Lorsqu'on est à terre, on ne peut que se relever. Se faire connaitre du monde.

Cela empêche-t-il un sentiment d'appartenance à un État-nation? Pas nécessairement. Pensons à l'Alsace, aux tendance particularistes clairs, et pourtant attachée à la France, et même le Québec n'a su se donner l'indépendance, à deux reprises. La Bavière se veut très autonome et ne cherche pas à s'extraire de la République fédérale. De plus, alors qu'on entend souvent dans les médias français qu'il y aurait un lien de causalité entre le niveau d'autonomie et les revendications indépendantistes (les premières étant à la source des secondes), il est bien plus probable que le lien soit inverse. On accommode des régions précisément parce que l'identité locale y est forte, c'est le moteur du désir d'autonomie. D'ailleurs, pourquoi ce sentiment serait-il nécessairement illégitime? Rien de tel qu'une union politique non consentie pour alimenter les ressentiments entre groupes.
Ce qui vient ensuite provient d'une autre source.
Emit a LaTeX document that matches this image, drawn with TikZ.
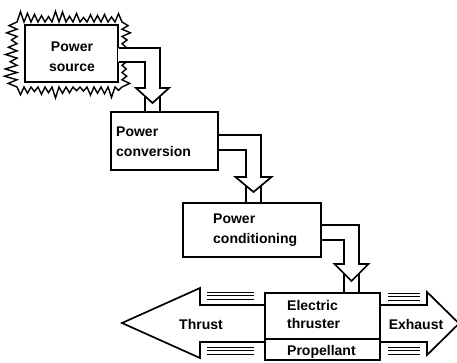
\documentclass[tikz,border=0pt]{standalone}
\usepackage{fontspec}
\setmainfont{Liberation Sans}
\usetikzlibrary{calc}
\begin{document}
\begin{tikzpicture}[x=1pt,y=-1pt,line join=miter]
\tikzset{
  blk/.style={draw,line width=1.7pt,inner sep=0pt},
  lbl/.style={font=\bfseries\fontsize{14}{20}\selectfont,inner sep=0pt},
  pipe/.style={line width=1.7pt},
  speed/.style={line width=0.9pt},
  flame/.style={line width=1.4pt,line join=miter,miter limit=30},
}
\useasboundingbox (0,0) rectangle (457,362);
\clip (0,0) rectangle (457,362);
\pgfmathsetseed{5}

% boxes
\node[blk,minimum width=93pt,minimum height=57pt] (ps) at (71.5,53.5) {};
\node[blk,minimum width=107pt,minimum height=58pt] (pcv) at (164.5,141) {};
\node[blk,minimum width=138pt,minimum height=54pt] (pcd) at (252,230) {};
\node[blk,minimum width=115pt,minimum height=67pt] (et) at (322.5,326.5) {};

% flame outline round the power source (outer spikes, inner valleys)
\draw[flame] (17,22)
  \foreach \i in {1,...,30} { -- ({17+3.5*\i},{22-mod(\i,2)*(3+8*rnd)}) }
  \foreach \i in {1,...,18} { -- ({122+mod(\i,2)*(3+6*rnd)},{22+65/18*\i}) }
  \foreach \i in {1,...,30} { -- ({122-3.5*\i},{87+mod(\i,2)*(3+8*rnd)}) }
  \foreach \i in {1,...,18} { -- ({17-mod(\i,2)*(4+9*rnd)},{87-65/18*\i}) }
  -- cycle;

% pipe 1: power source -> power conversion
\fill[white] (118,48) -| (160,88) -- (145,88) |- (118,62) -- cycle;
\draw[pipe] (ps.east|-{(0,48)}) -| (160,88) -- (169,88) -- (152.5,103) -- (136,88) -- (145,88) |- (ps.east|-{(0,62)});
\draw[pipe] (145,96.2) -- (pcv.north-|{(145,0)});
\draw[pipe] (160,96.2) -- (pcv.north-|{(160,0)});

% pipe 2: power conversion -> power conditioning
\draw[pipe] (pcv.east|-{(0,135)}) -| (261,177) -- (271.5,177) -- (253.5,192) -- (235.5,177) -- (246,177) |- (pcv.east|-{(0,150)});
\draw[pipe] (246,185.8) -- (pcd.north-|{(246,0)});
\draw[pipe] (261,185.8) -- (pcd.north-|{(261,0)});

% pipe 3: power conditioning -> electric thruster
\draw[pipe] (pcd.east|-{(0,225)}) -| (359,264) -- (368.5,264) -- (351.5,281) -- (334.5,264) -- (344,264) |- (pcd.east|-{(0,240)});
\draw[pipe] (344,273.5) -- (et.north-|{(344,0)});
\draw[pipe] (359,273.5) -- (et.north-|{(359,0)});

% divider in thruster box
\coordinate (dv) at (0,339);
\draw[pipe] (et.west|-dv) -- (et.east|-dv);

% thrust arrow
\draw[pipe] (et.west|-{(0,305)}) -- (200,305) -- (200,288) -- (122,323) -- (200,358) -- (200,342) -- (et.west|-{(0,342)});
% exhaust arrow
\draw[pipe] (et.east|-{(0,305)}) -- (427,305) -- (427,292) -- (459,323.5) -- (427,355) -- (427,342) -- (et.east|-{(0,342)});

% speed lines
\foreach \yy in {292,295.5,299,347,350.5,354} {
  \draw[speed] (207,\yy) -- (254,\yy);
}
\foreach \yy in {293,296.5,300,347,350.5,354} {
  \draw[speed] (388,\yy) -- (420,\yy);
}

% labels
\node[lbl,align=center] (tps) at (72,57) {Power\\source};
\node[lbl,align=left,anchor=west] (tpc) at (116,142) {Power\\conversion};
\node[lbl,align=left,anchor=west] (tpd) at (213,230) {Power\\conditioning};
\node[lbl,align=left,anchor=west,font=\bfseries\fontsize{14}{18}\selectfont] (tet) at (287,314) {Electric\\thruster};
\node[lbl,anchor=west] (tpr) at (287,352) {Propellant};
\node[lbl] (tth) at (201,324) {Thrust};
\node[lbl] (tex) at (416,324) {Exhaust};
\end{tikzpicture}
\end{document}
Bien des régions particularistes et autonomistes semblent être, bien plus qu'en quête de fermeture, à la recherche d'une ouverture sur le monde à l'extérieur de leurs frontières nationales et d'une reconnaissance de leur personnalité propre. En Europe, cela se reflète entre autres par la profonde europhilie de ces régions, qui vient dans l'UE un tremplin vers une certaine émancipation, transcendant les frontières nationales. La conjonction régionalisme/fédéralisme européen, souvent incomprise hors de ces régions, est une position d'une certaine cohérence.

Est-ce à dire qu'il y a incompatibilité entre ces régions et les États auxquels elles appartienent? Je ne le pense pas. Mais le besoin d'autonomie et d'expression de soi reste légitime, et peut bien heureusement trouver de nombreux exutoires, qu'ils soient politiques, culturels, économiques ou autres. D'ailleurs, la sécession semble être une issue rare. Elle ne s'est d'ailleurs pas produite depuis des décennies en Europe de l'Ouest démocratique (l'indépendance de l'Irlande date de près d'un siècle). L'exemple le plus récent, le référendum en Écosse, organisé dans un cadre « idéal » (règles acceptées tant par Londres qu'Édimbourg), nous l'a rappelé récemment.